The Islamist group released a statement saying its fighters would not “enter the city by force,” and that talks were under way on a transition “in a secure environment to prevent harm to the people,” according to Afghanistan’s Tolonews channel.

President Ashraf Ghani’s government, politically and militarily isolated after the Taliban’s lightning offensive, sought to assure Kabul residents that “the situation is under control” and the country’s “security and defence forces are working together with international partners to ensure the security”.

Ghani was said to be in emergency talks with international officials on Sunday afternoon as sporadic gunfire was reported near Kabul airport.

The Taliban, which wants to impose a strict interpretation of Islamic law, has swept across the country in just over a week, often meeting limited resistance as it took control of almost two-thirds of Afghanistan’s provinces in an astonishing reordering of the political map.

“Kabul is now effectively surrounded — all major roads to Kabul are closed,” Bill Roggio, editor of the Long War Journal wrote on Twitter, after the Taliban entered Jalalabad, about 150km east of the capital. “The only thing that can slow the collapse of Kabul is the US mission to evacuate the embassy. Only for a time.”

map showing Taliban status in Afghanistan provinces

President Joe Biden late on Saturday announced that Washington would increase its deployment to 5,000 troops to support the evacuation of diplomats, allied personnel and thousands of Afghans at high risk of retribution for working with the US, while affirming plans to withdraw troops by the end of the month.

Biden said Washington had warned the Taliban that “any action on their part, on the ground in Afghanistan, that puts US personnel or our mission at risk there, will be met with a swift and strong military response”.

As the US evacuation got under way, embassy staff were instructed to burn sensitive documents, two military officials told the Associated Press, while Kabul residents thronged banks in a bid to withdraw their savings.

Biden said that the US was working with Ghani and other Afghan political leaders, as well as regional powers, “as they seek to prevent further bloodshed and pursue a political settlement”.

Hamid Karzai, the former president, held talks with Abdullah Abdullah, the head of the High Council for National Reconciliation, over sending a delegation to Qatar for negotiations with the Taliban.

However, experts warned that Afghanistan, with a diverse mix of rival ethnic groups and fierce community rivalries, was heading towards a civil war.

“This is the end of Afghanistan as a nation,” Sara Wahedi, a former Afghan government official who runs a security app for Kabul residents, wrote on Twitter. “No one will be able to lead the entire country.”

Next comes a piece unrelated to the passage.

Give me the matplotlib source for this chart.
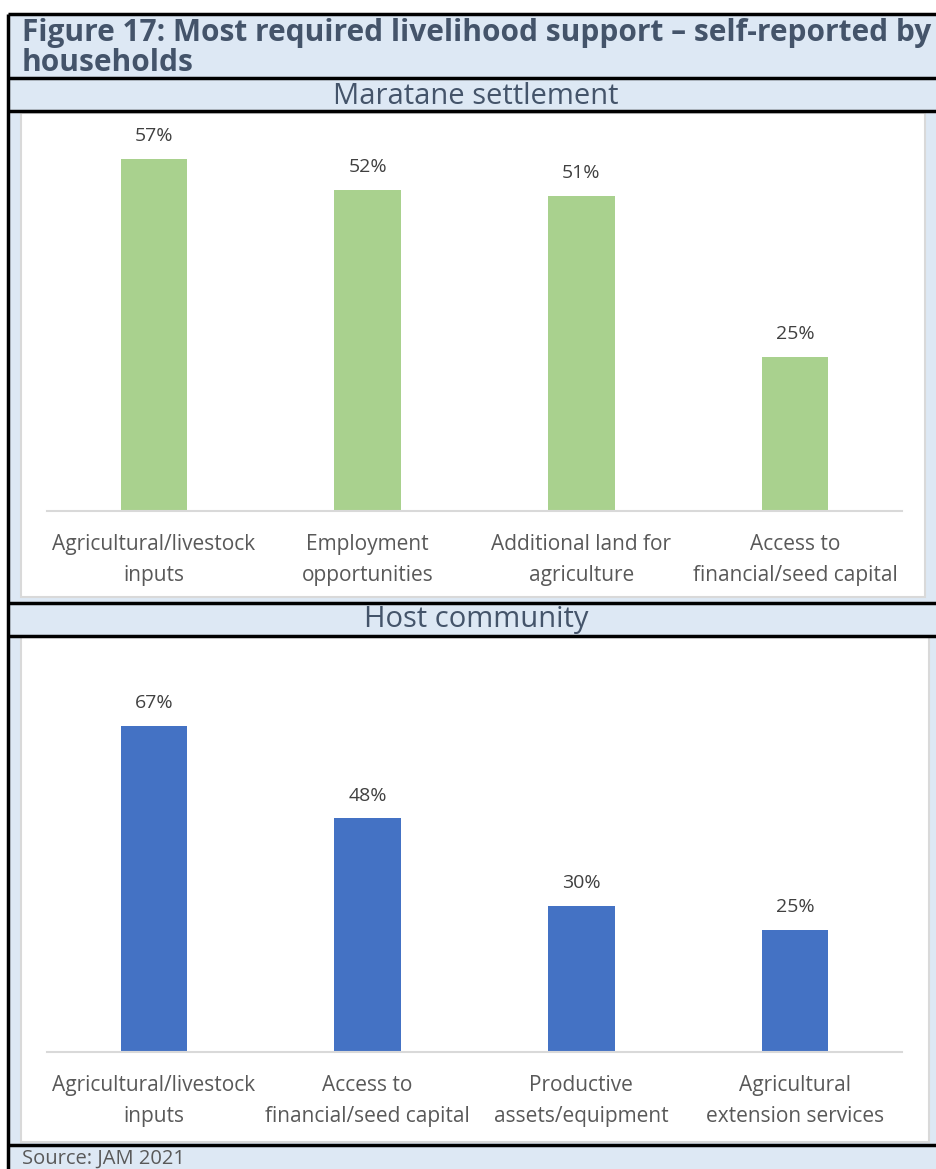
import matplotlib
matplotlib.use("Agg")
import matplotlib.pyplot as plt
from matplotlib.patches import Rectangle

# livelihood support needs, share of households
maratane_labels = ["Agricultural/livestock\ninputs", "Employment\nopportunities",
                   "Additional land for\nagriculture", "Access to\nfinancial/seed capital"]
maratane_values = [0.57, 0.52, 0.51, 0.25]

host_labels = ["Agricultural/livestock\ninputs", "Access to\nfinancial/seed capital",
               "Productive\nassets/equipment", "Agricultural\nextension services"]
host_values = [0.67, 0.48, 0.30, 0.25]

W, H = 936, 1169
BOX_BG = "#dde8f4"
TITLE_COL = "#44546a"
TEXT_COL = "#595959"
FONT = ["Open Sans", "DejaVu Sans"]

fig = plt.figure(figsize=(W / 100, H / 100), dpi=100)
fig.patch.set_facecolor("white")

# background layer in pixel coordinates (y down)
bg = fig.add_axes([0, 0, 1, 1])
bg.set_xlim(0, W)
bg.set_ylim(H, 0)
bg.axis("off")

bg.add_patch(Rectangle((8, 14), W, H, facecolor=BOX_BG, edgecolor="none"))
for px, py, pw, ph in [(21, 113, 904, 484), (21, 637, 908, 505)]:
    bg.add_patch(Rectangle((px, py), pw, ph, facecolor="white",
                           edgecolor="#d9d9d9", linewidth=1.5))
for yy in [14, 78, 111, 603, 636, 1145]:
    bg.plot([8, W], [yy, yy], color="black", lw=2.5, solid_capstyle="butt")
bg.plot([8, 8], [14, H], color="black", lw=2.5, solid_capstyle="butt")

bg.text(22, 33, "Figure 17: Most required livelihood support \u2013 self-reported by",
        fontsize=21.5, fontweight="bold", color=TITLE_COL, family=FONT,
        ha="left", va="center")
bg.text(22, 63, "households", fontsize=21.5, fontweight="bold", color=TITLE_COL,
        family=FONT, ha="left", va="center")
bg.text(476, 97, "Maratane settlement", fontsize=21, color=TITLE_COL, family=FONT,
        ha="center", va="center")
bg.text(476, 619, "Host community", fontsize=21, color=TITLE_COL, family=FONT,
        ha="center", va="center")
bg.text(22, 1159, "Source: JAM 2021", fontsize=14.5, color=TEXT_COL, family=FONT,
        ha="left", va="center")


def bar_panel(base_px, ymax, scale_px, labels, values, color):
    left, right = 47, 902
    height = ymax * scale_px
    ax = fig.add_axes([left / W, (H - base_px) / H, (right - left) / W, height / H])
    ax.patch.set_alpha(0)
    x = range(len(values))
    ax.bar(x, values, width=0.31, color=color, zorder=2)
    for xi, v in zip(x, values):
        ax.annotate(f"{v:.0%}", (xi, v), xytext=(0, 16.5), textcoords="offset points",
                    ha="center", va="center", fontsize=14, color="#404040",
                    family=FONT, annotation_clip=False)
    ax.set_xlim(-0.5, len(values) - 0.5)
    ax.set_ylim(0, ymax)
    ax.set_yticks([])
    ax.set_xticks(list(x))
    ax.set_xticklabels(labels, fontsize=15, color=TEXT_COL, family=FONT, linespacing=1.6)
    ax.tick_params(axis="x", length=0, pad=16.5)
    for side in ["top", "left", "right"]:
        ax.spines[side].set_visible(False)
    ax.spines["bottom"].set_color("#d9d9d9")
    ax.spines["bottom"].set_linewidth(1.5)
    return ax


bar_panel(511, 0.6, 617.5, maratane_labels, maratane_values, "#a9d18e")
bar_panel(1052, 0.8, 486.6, host_labels, host_values, "#4472c4")

fig.savefig("out.png", dpi=100)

Taliban fighters drive an Afghan military vehicle through the streets of Laghman province on Sunday
Taliban fighters drive an Afghan military vehicle through the streets of Laghman province on Sunday © AFP via Getty Images

The rapid disintegration of the Afghan National Army has stunned many in Washington who had expected the US-trained force to be able to put up stronger resistance to the Islamic insurgents.

The northern city of Mazar-i-Sharif, a traditional stronghold of fierce anti-Taliban resistance, fell to the insurgent group late on Saturday night after days of heavy fighting. Influential political figures in the region fled, including anti-Taliban leaders Abdul Rashid Dostum and Ata Mohammad Noor, who sought refuge in neighbouring Uzbekistan, according to local news reports.

Analysts said the abrupt pace of the US drawdown — including abandoning Bagram air base, the main US military facility, virtually overnight — had severely damaged morale among the Afghan forces, undermining their will to fight.

“What we’ve underestimated is the level of Taliban planning with regard to the withdrawal,” Rudra Chaudhuri, a war studies lecturer at King’s College London, told the Financial Times. “They had a very clear plan. The question is, how did the entirety of the US intelligence community not know this?”

Many Afghans also expressed fury at the US focus on evacuating its own citizens, leaving the local population at the mercy of the Taliban and its extremist ideology. Afghan women, in particular, fear hardship under a Taliban regime, which severely restricted their freedoms of movement and ability to work when it ruled the country in the 1990s.

“I wish I could go to Kabul now and scream outside the US embassy, ‘We are also human beings like you and we also have the right to live and enjoy freedom’,” said a young woman in Herat, which fell to the Taliban a few days ago. She added that the Islamist fighters had already begun searching people’s homes for alcohol or weapons.

“How could the Americans hand us over the Taliban?” she said.